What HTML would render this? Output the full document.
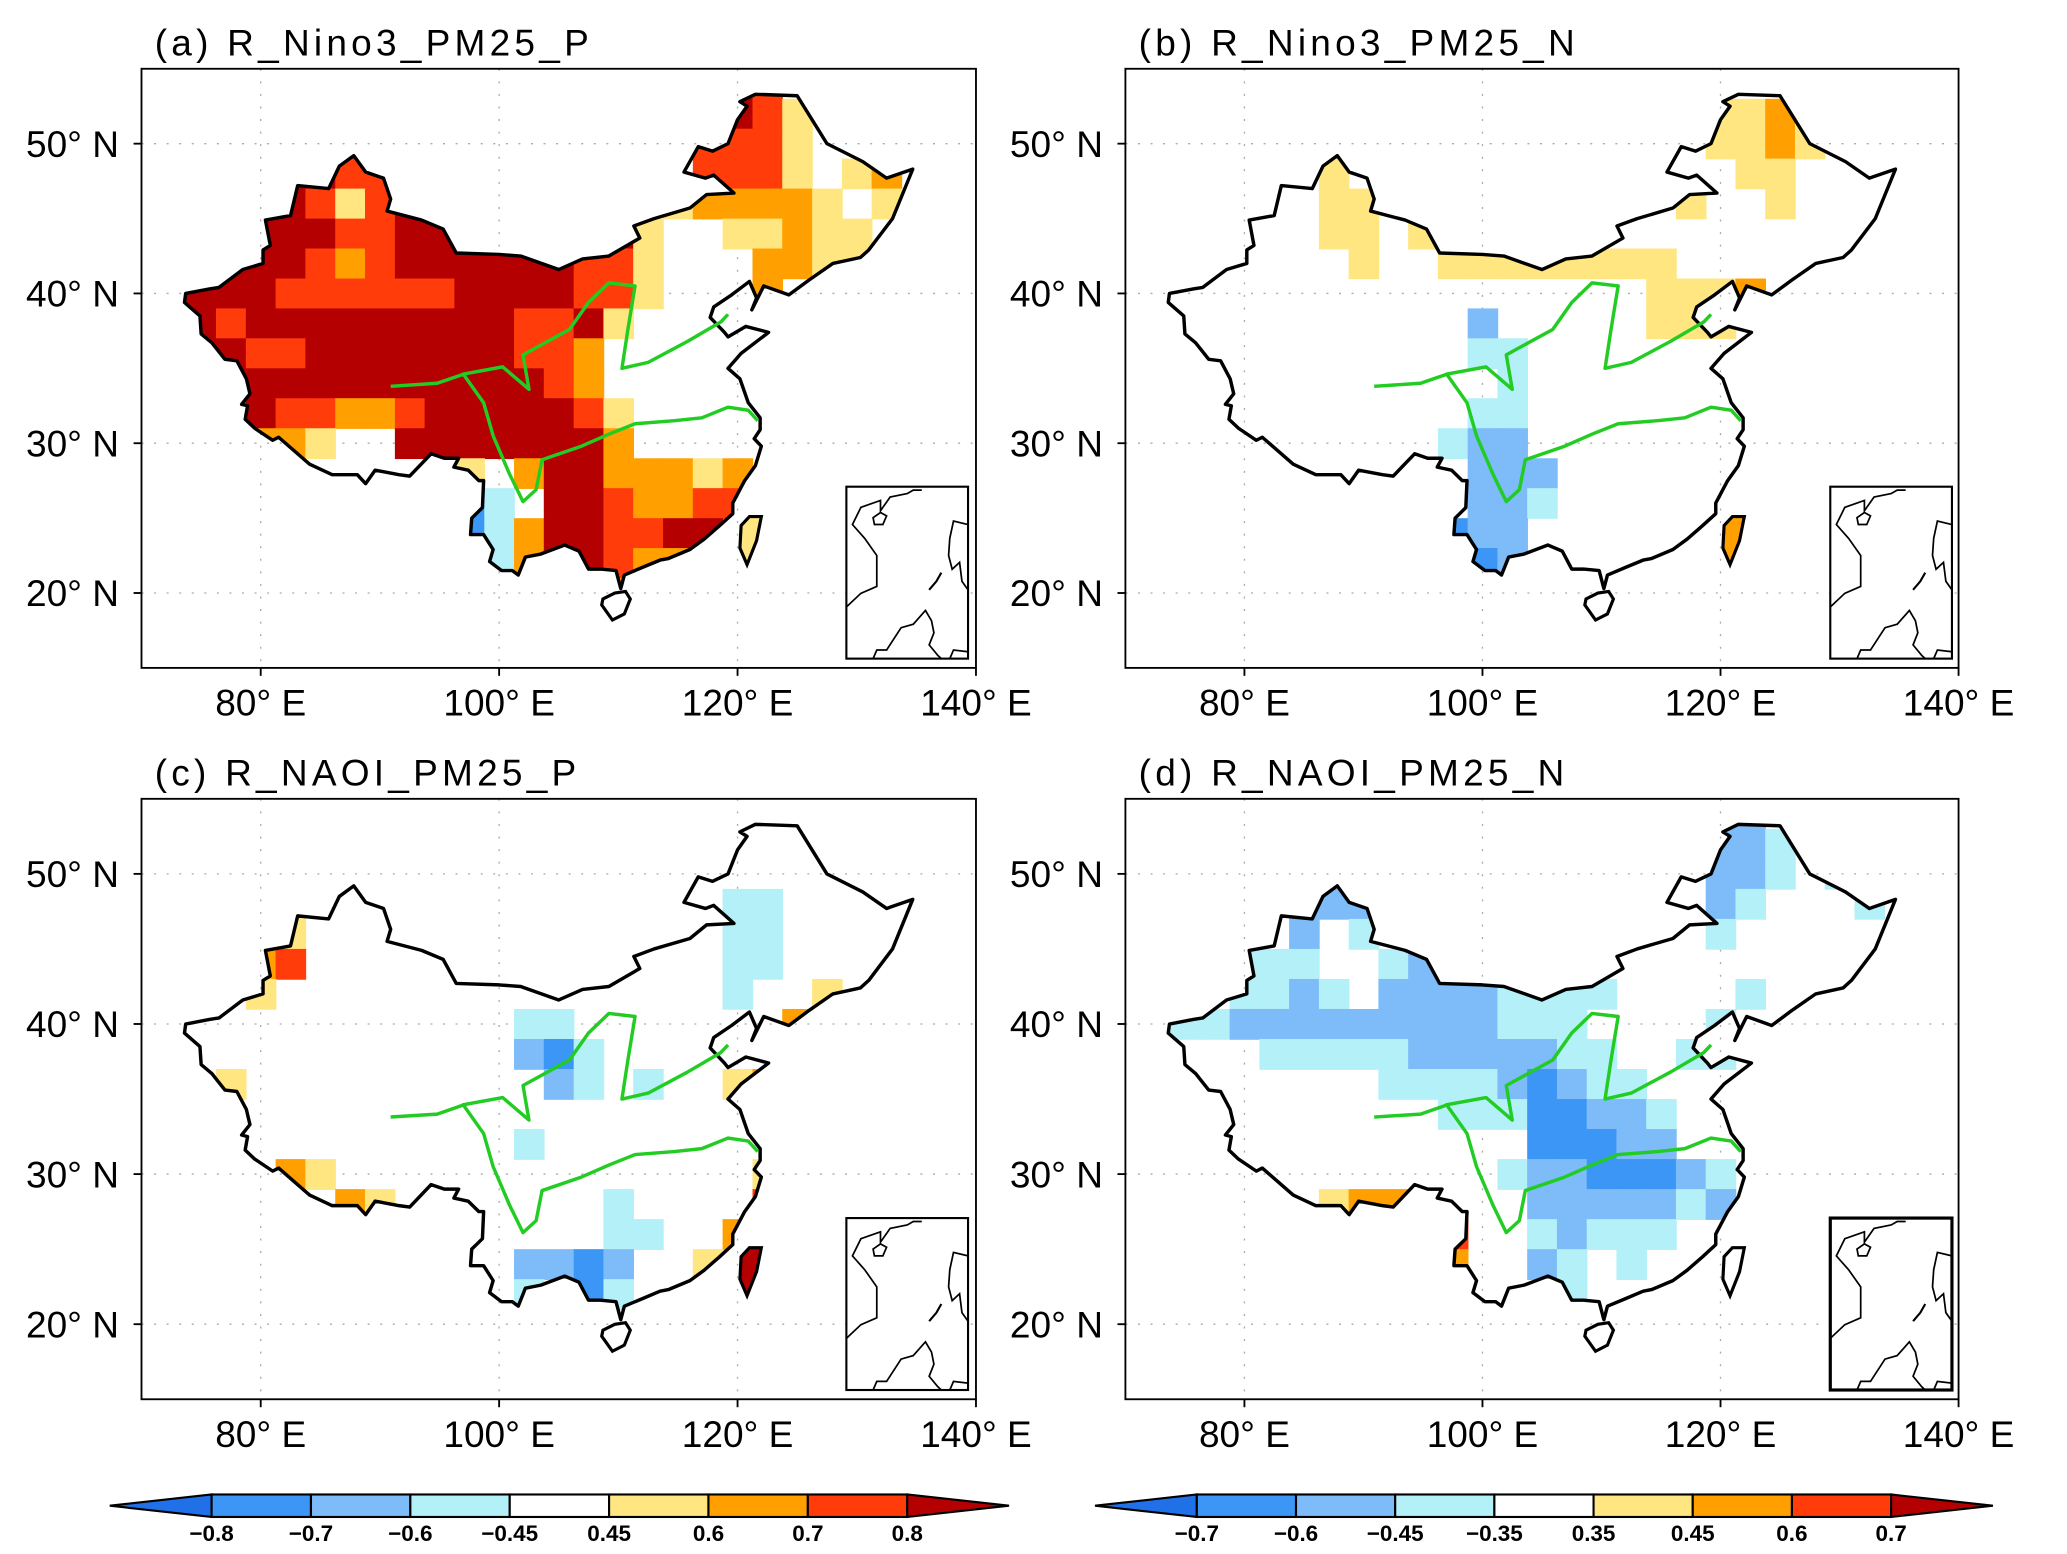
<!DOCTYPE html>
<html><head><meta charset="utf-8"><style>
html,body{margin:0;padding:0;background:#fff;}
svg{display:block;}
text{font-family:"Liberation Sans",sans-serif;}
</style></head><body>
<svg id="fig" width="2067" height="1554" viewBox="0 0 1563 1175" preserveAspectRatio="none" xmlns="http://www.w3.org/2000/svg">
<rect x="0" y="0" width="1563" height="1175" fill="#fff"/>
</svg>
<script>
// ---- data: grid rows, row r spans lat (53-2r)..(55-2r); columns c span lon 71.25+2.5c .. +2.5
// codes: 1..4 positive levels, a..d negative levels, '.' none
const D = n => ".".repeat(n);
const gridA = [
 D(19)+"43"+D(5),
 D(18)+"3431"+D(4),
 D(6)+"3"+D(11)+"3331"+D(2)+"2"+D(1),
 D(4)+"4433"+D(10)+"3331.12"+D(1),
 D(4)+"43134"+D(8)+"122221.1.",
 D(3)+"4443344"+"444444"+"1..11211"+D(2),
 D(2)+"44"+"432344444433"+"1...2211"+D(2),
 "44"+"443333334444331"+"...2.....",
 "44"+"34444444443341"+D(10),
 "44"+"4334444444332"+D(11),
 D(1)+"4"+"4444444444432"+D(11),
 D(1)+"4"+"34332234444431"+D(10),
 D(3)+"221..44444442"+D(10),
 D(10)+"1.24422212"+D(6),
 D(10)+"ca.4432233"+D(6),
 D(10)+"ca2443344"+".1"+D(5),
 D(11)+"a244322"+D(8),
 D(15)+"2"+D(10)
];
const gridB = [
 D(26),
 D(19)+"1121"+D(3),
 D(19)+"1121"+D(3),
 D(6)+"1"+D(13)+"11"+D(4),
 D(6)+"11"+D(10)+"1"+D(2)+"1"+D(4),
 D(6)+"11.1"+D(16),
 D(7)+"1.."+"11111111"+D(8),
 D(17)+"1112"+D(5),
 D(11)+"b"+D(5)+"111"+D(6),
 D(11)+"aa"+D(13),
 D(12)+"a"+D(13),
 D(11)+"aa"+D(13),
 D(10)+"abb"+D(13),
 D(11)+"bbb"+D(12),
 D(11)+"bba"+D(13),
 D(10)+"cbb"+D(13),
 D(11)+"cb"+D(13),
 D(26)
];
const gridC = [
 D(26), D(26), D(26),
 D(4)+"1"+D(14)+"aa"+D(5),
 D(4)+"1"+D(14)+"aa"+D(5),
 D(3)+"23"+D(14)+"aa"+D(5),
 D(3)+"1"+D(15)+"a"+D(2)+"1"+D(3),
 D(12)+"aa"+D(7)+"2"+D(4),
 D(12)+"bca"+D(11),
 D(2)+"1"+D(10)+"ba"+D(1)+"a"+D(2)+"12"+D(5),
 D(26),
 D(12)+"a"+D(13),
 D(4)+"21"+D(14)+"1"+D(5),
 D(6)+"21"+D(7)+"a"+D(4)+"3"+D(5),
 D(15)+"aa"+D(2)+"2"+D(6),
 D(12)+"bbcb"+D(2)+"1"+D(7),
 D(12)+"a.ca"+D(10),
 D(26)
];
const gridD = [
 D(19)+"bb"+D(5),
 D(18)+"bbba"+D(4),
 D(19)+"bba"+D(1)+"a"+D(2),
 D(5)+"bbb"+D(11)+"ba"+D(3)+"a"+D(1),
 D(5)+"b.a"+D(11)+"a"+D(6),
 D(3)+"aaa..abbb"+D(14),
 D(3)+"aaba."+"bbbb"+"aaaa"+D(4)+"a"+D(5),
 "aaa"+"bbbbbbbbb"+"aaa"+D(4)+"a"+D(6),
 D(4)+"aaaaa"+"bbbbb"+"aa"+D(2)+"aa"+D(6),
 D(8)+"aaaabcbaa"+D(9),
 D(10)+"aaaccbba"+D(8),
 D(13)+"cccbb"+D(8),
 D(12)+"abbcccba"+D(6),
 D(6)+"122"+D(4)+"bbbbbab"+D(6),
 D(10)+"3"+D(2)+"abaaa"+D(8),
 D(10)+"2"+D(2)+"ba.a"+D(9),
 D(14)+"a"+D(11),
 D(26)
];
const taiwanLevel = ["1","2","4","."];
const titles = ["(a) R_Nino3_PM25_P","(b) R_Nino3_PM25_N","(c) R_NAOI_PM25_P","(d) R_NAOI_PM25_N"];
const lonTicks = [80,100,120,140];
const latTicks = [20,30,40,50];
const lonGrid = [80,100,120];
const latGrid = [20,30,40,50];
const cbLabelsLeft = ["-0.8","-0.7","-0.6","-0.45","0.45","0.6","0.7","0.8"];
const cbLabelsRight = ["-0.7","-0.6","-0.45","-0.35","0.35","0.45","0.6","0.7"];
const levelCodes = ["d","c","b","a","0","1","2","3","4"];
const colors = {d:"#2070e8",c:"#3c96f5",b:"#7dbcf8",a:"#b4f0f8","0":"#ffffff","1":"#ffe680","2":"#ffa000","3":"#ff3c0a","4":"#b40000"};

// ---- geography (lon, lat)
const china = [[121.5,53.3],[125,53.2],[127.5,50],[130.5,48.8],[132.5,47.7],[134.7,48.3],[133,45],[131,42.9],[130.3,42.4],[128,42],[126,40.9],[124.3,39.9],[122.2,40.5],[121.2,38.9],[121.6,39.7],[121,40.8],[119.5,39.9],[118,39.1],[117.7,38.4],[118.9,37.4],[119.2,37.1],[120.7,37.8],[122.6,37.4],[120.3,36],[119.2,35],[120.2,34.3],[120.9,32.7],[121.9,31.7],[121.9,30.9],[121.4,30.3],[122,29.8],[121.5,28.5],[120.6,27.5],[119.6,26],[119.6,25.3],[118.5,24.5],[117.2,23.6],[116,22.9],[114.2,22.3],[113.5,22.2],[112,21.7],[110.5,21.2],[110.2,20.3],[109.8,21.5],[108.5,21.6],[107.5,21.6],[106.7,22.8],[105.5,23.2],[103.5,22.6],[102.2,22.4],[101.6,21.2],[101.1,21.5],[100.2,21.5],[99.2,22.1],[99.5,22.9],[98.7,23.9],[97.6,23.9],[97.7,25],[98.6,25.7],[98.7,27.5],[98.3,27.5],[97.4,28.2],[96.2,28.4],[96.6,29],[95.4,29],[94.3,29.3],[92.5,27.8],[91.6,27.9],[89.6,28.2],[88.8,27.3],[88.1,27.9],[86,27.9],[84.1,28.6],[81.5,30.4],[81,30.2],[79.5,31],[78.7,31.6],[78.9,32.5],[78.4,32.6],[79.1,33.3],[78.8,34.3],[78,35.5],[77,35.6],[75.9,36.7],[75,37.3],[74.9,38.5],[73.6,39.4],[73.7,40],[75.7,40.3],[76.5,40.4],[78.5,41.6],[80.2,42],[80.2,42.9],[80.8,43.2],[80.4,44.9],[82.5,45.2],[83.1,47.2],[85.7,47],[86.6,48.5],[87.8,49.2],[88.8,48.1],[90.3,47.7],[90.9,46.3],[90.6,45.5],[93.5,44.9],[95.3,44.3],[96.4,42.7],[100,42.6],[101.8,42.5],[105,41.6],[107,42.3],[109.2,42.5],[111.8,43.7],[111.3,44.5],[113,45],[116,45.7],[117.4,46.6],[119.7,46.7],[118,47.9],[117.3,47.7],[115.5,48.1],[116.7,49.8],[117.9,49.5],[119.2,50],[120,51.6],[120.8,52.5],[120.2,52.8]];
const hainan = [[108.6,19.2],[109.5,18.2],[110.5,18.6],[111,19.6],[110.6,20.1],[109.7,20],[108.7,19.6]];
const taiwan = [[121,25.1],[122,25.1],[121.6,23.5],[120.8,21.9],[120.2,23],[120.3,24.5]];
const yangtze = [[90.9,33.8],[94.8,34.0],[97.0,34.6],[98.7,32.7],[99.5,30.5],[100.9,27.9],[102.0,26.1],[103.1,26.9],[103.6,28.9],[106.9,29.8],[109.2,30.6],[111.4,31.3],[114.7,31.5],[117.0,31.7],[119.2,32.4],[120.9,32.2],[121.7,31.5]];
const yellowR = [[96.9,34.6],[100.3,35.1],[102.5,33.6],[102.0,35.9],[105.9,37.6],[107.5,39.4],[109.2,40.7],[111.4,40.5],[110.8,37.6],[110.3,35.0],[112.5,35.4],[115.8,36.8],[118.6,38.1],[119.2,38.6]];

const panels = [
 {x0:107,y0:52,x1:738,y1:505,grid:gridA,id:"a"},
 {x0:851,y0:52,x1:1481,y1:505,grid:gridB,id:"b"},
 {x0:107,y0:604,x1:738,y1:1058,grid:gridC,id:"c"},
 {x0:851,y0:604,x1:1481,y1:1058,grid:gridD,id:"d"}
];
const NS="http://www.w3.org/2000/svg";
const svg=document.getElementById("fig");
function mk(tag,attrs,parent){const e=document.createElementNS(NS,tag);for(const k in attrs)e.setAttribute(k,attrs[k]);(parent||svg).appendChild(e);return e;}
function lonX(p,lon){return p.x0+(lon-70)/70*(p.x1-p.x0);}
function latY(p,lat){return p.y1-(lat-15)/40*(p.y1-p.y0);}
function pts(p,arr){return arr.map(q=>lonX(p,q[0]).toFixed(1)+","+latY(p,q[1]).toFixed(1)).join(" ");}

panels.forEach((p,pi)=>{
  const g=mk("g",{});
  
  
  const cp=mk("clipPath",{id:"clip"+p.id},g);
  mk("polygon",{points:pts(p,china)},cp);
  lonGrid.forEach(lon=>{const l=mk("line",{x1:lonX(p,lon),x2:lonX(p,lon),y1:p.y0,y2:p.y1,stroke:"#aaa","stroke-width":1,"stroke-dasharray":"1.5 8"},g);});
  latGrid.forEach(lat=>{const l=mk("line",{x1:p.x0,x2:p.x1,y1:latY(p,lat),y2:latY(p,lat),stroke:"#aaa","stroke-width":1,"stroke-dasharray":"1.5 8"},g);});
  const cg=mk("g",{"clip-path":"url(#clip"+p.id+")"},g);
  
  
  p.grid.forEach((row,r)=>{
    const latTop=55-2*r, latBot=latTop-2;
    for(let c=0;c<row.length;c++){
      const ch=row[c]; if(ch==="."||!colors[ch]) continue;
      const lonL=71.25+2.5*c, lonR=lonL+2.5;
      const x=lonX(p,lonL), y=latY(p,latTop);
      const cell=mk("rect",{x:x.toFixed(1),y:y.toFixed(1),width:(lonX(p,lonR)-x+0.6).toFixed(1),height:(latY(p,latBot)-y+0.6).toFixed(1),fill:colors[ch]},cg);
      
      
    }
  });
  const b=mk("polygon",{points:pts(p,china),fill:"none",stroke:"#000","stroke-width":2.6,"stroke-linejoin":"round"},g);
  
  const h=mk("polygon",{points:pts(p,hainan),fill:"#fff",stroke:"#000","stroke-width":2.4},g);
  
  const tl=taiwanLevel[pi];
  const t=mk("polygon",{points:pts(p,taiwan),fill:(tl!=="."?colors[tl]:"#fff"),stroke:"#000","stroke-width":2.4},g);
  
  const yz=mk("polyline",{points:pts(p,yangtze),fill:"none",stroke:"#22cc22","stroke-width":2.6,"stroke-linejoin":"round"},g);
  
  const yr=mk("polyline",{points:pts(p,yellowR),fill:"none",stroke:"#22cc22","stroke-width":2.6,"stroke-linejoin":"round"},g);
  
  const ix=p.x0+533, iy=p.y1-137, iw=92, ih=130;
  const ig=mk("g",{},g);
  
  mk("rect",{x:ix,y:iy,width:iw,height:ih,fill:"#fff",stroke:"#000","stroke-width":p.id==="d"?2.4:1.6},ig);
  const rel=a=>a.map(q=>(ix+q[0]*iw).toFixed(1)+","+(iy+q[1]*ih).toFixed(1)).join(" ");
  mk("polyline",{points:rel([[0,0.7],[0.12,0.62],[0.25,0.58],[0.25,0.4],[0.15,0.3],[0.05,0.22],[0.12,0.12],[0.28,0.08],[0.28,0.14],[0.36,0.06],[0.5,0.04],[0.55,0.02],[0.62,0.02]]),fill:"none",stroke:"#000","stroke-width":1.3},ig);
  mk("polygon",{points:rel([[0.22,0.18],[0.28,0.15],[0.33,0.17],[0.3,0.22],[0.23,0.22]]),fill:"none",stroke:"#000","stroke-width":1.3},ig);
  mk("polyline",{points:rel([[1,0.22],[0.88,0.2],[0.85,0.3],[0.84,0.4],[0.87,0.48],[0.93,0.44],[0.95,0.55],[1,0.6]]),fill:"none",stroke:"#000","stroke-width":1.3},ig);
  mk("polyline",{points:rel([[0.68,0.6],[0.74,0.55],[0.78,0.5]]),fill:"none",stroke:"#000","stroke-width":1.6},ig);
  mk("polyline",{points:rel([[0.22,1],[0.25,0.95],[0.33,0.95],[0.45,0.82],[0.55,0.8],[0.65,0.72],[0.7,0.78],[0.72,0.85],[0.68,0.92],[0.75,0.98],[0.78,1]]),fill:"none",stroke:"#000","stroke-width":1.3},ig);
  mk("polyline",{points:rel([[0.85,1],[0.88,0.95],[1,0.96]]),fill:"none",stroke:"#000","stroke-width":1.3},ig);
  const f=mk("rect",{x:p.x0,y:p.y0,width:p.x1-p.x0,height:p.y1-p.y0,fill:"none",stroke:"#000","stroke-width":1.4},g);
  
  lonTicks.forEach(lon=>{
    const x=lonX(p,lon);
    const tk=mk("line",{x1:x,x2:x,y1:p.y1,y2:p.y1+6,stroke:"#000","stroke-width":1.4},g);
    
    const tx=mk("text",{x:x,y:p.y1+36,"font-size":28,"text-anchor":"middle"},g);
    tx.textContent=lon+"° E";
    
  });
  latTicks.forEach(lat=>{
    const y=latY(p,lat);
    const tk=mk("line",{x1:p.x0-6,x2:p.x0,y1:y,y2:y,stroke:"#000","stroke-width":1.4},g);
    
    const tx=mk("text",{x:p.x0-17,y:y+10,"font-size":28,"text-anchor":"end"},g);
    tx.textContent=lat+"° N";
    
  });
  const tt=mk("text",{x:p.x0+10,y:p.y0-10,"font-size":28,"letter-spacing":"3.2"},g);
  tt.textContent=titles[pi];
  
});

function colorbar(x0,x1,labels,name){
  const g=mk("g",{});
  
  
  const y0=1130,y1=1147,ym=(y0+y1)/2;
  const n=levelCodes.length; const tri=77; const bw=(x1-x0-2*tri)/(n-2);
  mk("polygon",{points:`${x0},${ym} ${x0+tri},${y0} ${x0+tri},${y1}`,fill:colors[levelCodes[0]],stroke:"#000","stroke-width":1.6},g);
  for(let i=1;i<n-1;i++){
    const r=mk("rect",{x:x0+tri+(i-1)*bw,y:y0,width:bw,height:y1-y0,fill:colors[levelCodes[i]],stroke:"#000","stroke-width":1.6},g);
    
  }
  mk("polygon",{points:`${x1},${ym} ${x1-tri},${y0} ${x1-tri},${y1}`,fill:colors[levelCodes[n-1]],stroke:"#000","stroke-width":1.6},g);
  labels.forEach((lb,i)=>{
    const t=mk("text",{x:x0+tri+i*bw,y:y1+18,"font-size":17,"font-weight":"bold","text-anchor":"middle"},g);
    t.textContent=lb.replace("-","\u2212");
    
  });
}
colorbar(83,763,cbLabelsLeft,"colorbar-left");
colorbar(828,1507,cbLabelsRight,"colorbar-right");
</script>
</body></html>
··········
What this task involves – In the lines above, locate the string "document". Copy every line where it occurs.

Task solution –
What HTML would render this? Output the full document.
const svg=document.getElementById("fig");
function mk(tag,attrs,parent){const e=document.createElementNS(NS,tag);for(const k in attrs)e.setAttribute(k,attrs[k]);(parent||svg).appendChild(e);return e;}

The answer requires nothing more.